Together with its retail partner ICA in Sweden, Eosta started applying Natural Branding on organic avocados and sweet potatoes in December 2016. Many supermarket chains followed suit, including Rewe, Netto and Edeka in Germany, Spar in Austria and Hoogvliet and Albert Heijn in the Netherlands.

Just last week, Dutch supermarket chain Jumbo joined the party, announcing that it would apply the technique on its courgettes, ginger and pumpkins.

Since EU law stipulates that organic products must be readily distinguishable from non-organic products, packaging has been a convenient, if incongruous, way to go. Eosta has therefore been working on developing sustainable packaging alternatives for a number of years, moving from bioplastics and compostable stickers to sugarcane cartons, cellulose netting and Natural Branding.

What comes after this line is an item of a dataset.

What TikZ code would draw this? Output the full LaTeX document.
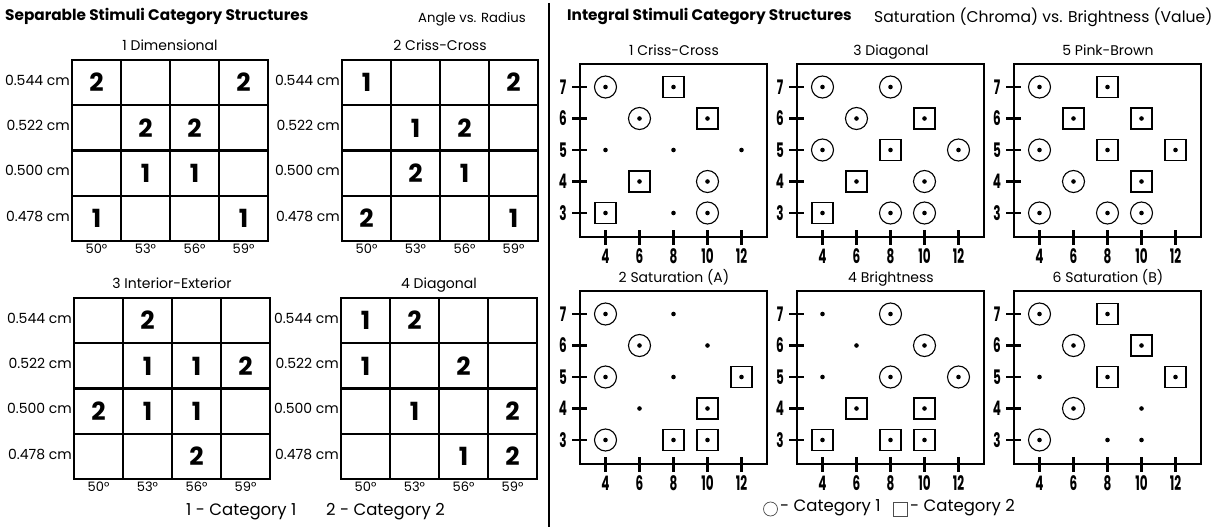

Natural Branding is currently being applied to Eosta's avocados, courgettes, ginger, coconuts, cucumbers, mangoes, pumpkins and sweet potatoes. However, sustainability manager Michaël Wilde revealed that the concept's success had spurred the company to look at its entire product range.

"Everything's been coming to a head over the last few months, with protests about excessive packaging in supermarkets and the arrival of plastic-free aisles," he said. "Companies now need to show consumers that change is possible and that they are working on solutions."

Eosta’s Natural Branding concept won out over fellow nominees Earthpouch (from UK’s B&G Products) and Multibag (from retailer Coop Switzerland).